Summer interns are engaged in leading-edge research to understand and predict biological, chemical and physical processes of the river-to-ocean ecosystem. Interns work closely with senior scientists, post-doctoral fellows, and graduate students on interdisciplinary projects.
The goal of the program is to give undergraduates early exposure to graduate-level study and to help them make the connection between their academics and professional applications.
"The internship gave me the tools I needed to be a successful undergrad at USC," said undergraduate alum Alexandra Rios. "The independent research experience impressed many professors, causing them to offer exclusive research positions in their laboratories."
Recently stories about interns from Heritage University were published in the university's magazine, Wings. One story features Patrick Feller's summer of studying Pacfic Lamprey and the other features Meadow Rodriquez Jr. and Aric Washines in the article Columbia River Interns go with the Flow.
The deadline for 2014 applications is February 28, 2014. For your convenience, IEH accepts all documents as e-mail attachments except for the official transcript.
For complete list of application requirements visit the undergraduate Internship web page.

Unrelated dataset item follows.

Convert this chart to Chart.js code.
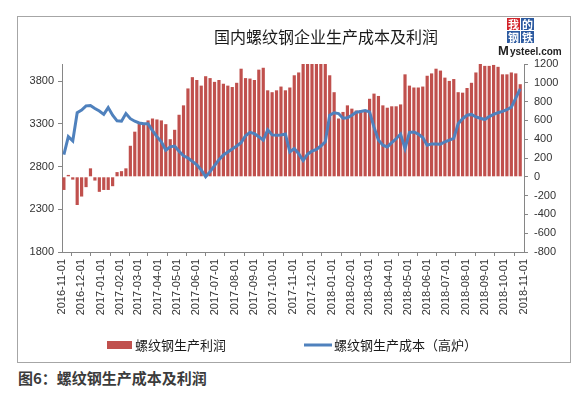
<!DOCTYPE html>
<html>
<head>
<meta charset="utf-8">
<script src="https://cdn.jsdelivr.net/npm/chart.js@4.4.0/dist/chart.umd.min.js"></script>
<style>
  body { margin: 0; width: 582px; height: 393px; background: #fff; position: relative; overflow: hidden; }
  #box { position: absolute; left: 17px; top: 16px; width: 552px; height: 345px; border: 1px solid #a6a6a6; }
  #caption { position: absolute; left: 18px; top: 367px; font: bold 15px "Noto Sans CJK SC", sans-serif; color: #3b3b3b; }
</style>
</head>
<body>
<div id="box"><canvas id="chart" width="552" height="345"></canvas></div>
<div id="caption">图6：螺纹钢生产成本及利润</div>
<script>
// weekly samples
const dates = [
  "2016-11-04","2016-11-11","2016-11-18","2016-11-25","2016-12-02","2016-12-09","2016-12-16","2016-12-23","2016-12-30",
  "2017-01-06","2017-01-13","2017-01-20","2017-01-27","2017-02-03","2017-02-10","2017-02-17","2017-02-24",
  "2017-03-03","2017-03-10","2017-03-17","2017-03-24","2017-03-31","2017-04-07","2017-04-14","2017-04-21","2017-04-28",
  "2017-05-05","2017-05-12","2017-05-19","2017-05-26","2017-06-02","2017-06-09","2017-06-16","2017-06-23","2017-06-30",
  "2017-07-07","2017-07-14","2017-07-21","2017-07-28","2017-08-04","2017-08-11","2017-08-18","2017-08-25",
  "2017-09-01","2017-09-08","2017-09-15","2017-09-22","2017-09-29","2017-10-06","2017-10-13","2017-10-20","2017-10-27",
  "2017-11-03","2017-11-10","2017-11-17","2017-11-24","2017-12-01","2017-12-08","2017-12-15","2017-12-22","2017-12-29",
  "2018-01-05","2018-01-12","2018-01-19","2018-01-26","2018-02-02","2018-02-09","2018-02-16","2018-02-23",
  "2018-03-02","2018-03-09","2018-03-16","2018-03-23","2018-03-30","2018-04-06","2018-04-13","2018-04-20","2018-04-27",
  "2018-05-04","2018-05-11","2018-05-18","2018-05-25","2018-06-01","2018-06-08","2018-06-15","2018-06-22","2018-06-29",
  "2018-07-06","2018-07-13","2018-07-20","2018-07-27","2018-08-03","2018-08-10","2018-08-17","2018-08-24","2018-08-31",
  "2018-09-07","2018-09-14","2018-09-21","2018-09-28","2018-10-05","2018-10-12","2018-10-19","2018-10-26"
];

// 螺纹钢生产利润 (right axis)
const profit = [
  -140, 20, -30, -300, -210, -110, 90, -40, -160,
  -140, -140, -100, 50, 60, 90, 330, 480,
  570, 560, 600, 620, 610, 600, 560, 400, 500,
  660, 760, 940, 1060, 1030, 970, 1070, 1050, 1010,
  1030, 990, 970, 955, 1000, 1150, 1050, 1045,
  1030, 1140, 1160, 920, 900, 920, 960, 920, 950,
  1080, 1110, 1260, 1300, 1320, 1310, 1290, 1270, 1080,
  900, 620, 690, 760, 725, 705, 705, 700,
  830, 885, 860, 760, 735, 750, 750, 770, 1090,
  970, 950, 950, 960, 1075, 1100, 1150, 1130, 1055,
  1020, 1040, 900, 895, 945, 1000, 1110, 1200, 1180,
  1180, 1190, 1170, 1090, 1090, 1110, 1100, 985
];

// 螺纹钢生产成本（高炉） (left axis)
const cost = [
  2940, 3150, 3100, 3430, 3460, 3510, 3515, 3480, 3450,
  3410, 3490, 3400, 3335, 3330, 3420, 3360, 3330,
  3310, 3300, 3300, 3220, 3150, 3090, 2990, 3030, 3040,
  2980, 2925, 2900, 2860, 2820, 2760, 2680, 2740, 2810,
  2880, 2935, 2970, 3005, 3040, 3080, 3160, 3200,
  3185, 3150, 3110, 3230, 3170, 3165, 3170, 3180, 2970,
  3010, 2950, 2870, 2945, 2980, 3000, 3040, 3090, 3400,
  3430, 3420, 3365, 3370, 3400, 3435, 3445, 3455,
  3440, 3260, 3110, 3050, 3030, 3080, 3125, 3180, 3010,
  3200, 3205, 3180, 3140, 3050, 3065, 3065, 3060, 3090,
  3110, 3130, 3300, 3360, 3400, 3410, 3380, 3365, 3350,
  3385, 3410, 3430, 3445, 3465, 3495, 3600, 3710
];

const tickLabels = [
  "2016-11-01","2016-12-01","2017-01-01","2017-02-01","2017-03-01","2017-04-01","2017-05-01",
  "2017-06-01","2017-07-01","2017-08-01","2017-09-01","2017-10-01","2017-11-01","2017-12-01",
  "2018-01-01","2018-02-01","2018-03-01","2018-04-01","2018-05-01","2018-06-01","2018-07-01",
  "2018-08-01","2018-09-01","2018-10-01","2018-11-01"
];
const leftTicks = [1800, 2300, 2800, 3300, 3800];

const day0 = Date.UTC(2016, 10, 1);
function toDay(s) {
  const p = s.split("-").map(Number);
  return (Date.UTC(p[0], p[1] - 1, p[2]) - day0) / 864e5;
}
const tickDays = tickLabels.map(toDay);
const labelByDay = {};
tickLabels.forEach((t, i) => { labelByDay[tickDays[i]] = t; });

const barColor = "#c0504d";
const lineColor = "#4f81bd";
const axisColor = "#868686";
const tickFont = { family: "'Liberation Sans', 'DejaVu Sans', sans-serif", size: 11 };
const cjk = "'Noto Sans CJK SC', sans-serif";

const decor = {
  id: "decor",
  afterDraw(chart) {
    const c = chart.ctx;
    c.save();
    // title
    c.fillStyle = "#1a1a1a";
    c.font = "16px " + cjk;
    c.textAlign = "center";
    c.textBaseline = "middle";
    c.fillText("国内螺纹钢企业生产成本及利润", 308, 20);

    // logo
    const cells = [["我", "#d2232a", 489, 1], ["的", "#2c5aa0", 503, 1], ["钢", "#2c5aa0", 489, 14], ["铁", "#2c5aa0", 503, 14]];
    c.font = "bold 11px " + cjk;
    cells.forEach(([t, col, x, y]) => {
      c.fillStyle = col;
      c.fillRect(x, y, 13, 12);
      c.fillStyle = "#fff";
      c.fillText(t, x + 6.5, y + 6.5);
    });
    c.fillStyle = "#222";
    c.textAlign = "left";
    c.font = "bold 13px 'Liberation Sans', sans-serif";
    c.fillText("M", 480, 34);
    c.font = "bold 10px 'Liberation Sans', sans-serif";
    c.fillText("ysteel.com", 492, 35);

    // legend
    c.font = "13px " + cjk;
    c.fillStyle = barColor;
    c.fillRect(89, 324, 25, 8);
    c.fillStyle = "#1a1a1a";
    c.fillText("螺纹钢生产利润", 117, 328);
    c.strokeStyle = lineColor;
    c.lineWidth = 3;
    c.beginPath();
    c.moveTo(286, 328);
    c.lineTo(314, 328);
    c.stroke();
    c.fillText("螺纹钢生产成本（高炉）", 316, 328);
    c.restore();
  }
};

const ctx = document.getElementById("chart").getContext("2d");
new Chart(ctx, {
  type: "bar",
  data: {
    datasets: [
      {
        type: "line",
        label: "螺纹钢生产成本（高炉）",
        data: dates.map((d, i) => ({ x: toDay(d), y: cost[i] })),
        yAxisID: "y",
        borderColor: lineColor,
        borderWidth: 3,
        pointRadius: 0,
        tension: 0,
        order: 0
      },
      {
        type: "bar",
        label: "螺纹钢生产利润",
        data: dates.map((d, i) => ({ x: toDay(d), y: profit[i] })),
        yAxisID: "y1",
        backgroundColor: barColor,
        barPercentage: 0.72,
        categoryPercentage: 1,
        order: 1
      }
    ]
  },
  options: {
    responsive: false,
    animation: false,
    layout: { padding: { top: 47, left: 0, right: 0, bottom: 0 } },
    plugins: { legend: { display: false }, tooltip: { enabled: false } },
    scales: {
      x: {
        type: "linear",
        min: 0,
        max: toDay("2018-11-01"),
        offset: false,
        afterBuildTicks: s => { s.ticks = tickDays.map(v => ({ value: v })); },
        afterFit: s => { s.height = 110; },
        ticks: {
          autoSkip: false,
          minRotation: 90,
          maxRotation: 90,
          padding: 3,
          color: "#333",
          font: tickFont,
          callback: v => labelByDay[v] || ""
        },
        grid: { drawOnChartArea: false, tickLength: 4, color: axisColor },
        border: { color: axisColor }
      },
      y: {
        position: "left",
        min: 1800,
        max: 4000,
        afterBuildTicks: s => { s.ticks = leftTicks.map(v => ({ value: v })); },
        afterFit: s => { s.width = 44; },
        ticks: { padding: 4, color: "#333", font: tickFont, callback: v => String(v) },
        grid: { drawOnChartArea: false, tickLength: 4, color: axisColor },
        border: { color: axisColor }
      },
      y1: {
        position: "right",
        min: -800,
        max: 1200,
        afterFit: s => { s.width = 46; },
        ticks: { stepSize: 200, padding: 6, color: "#333", font: tickFont, callback: v => String(v) },
        grid: { drawOnChartArea: false, tickLength: 4, color: axisColor },
        border: { color: axisColor }
      }
    }
  },
  plugins: [decor]
});
</script>
</body>
</html>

ABOUT OHSU INSTITUTE OF ENVIRONMENTAL HEALTH
OHSU Institute of Environmental Health believes preventative medicine starts with a healthy environment. There is overwhelming evidence that human activities and the global climate are affecting environmental health and sustainability. Increasingly, these consequences are causing serious implications for human health. IEH seeks to develop scientific understanding in environmental and biomolecular systems that elucidates environmental processes and their links to human health.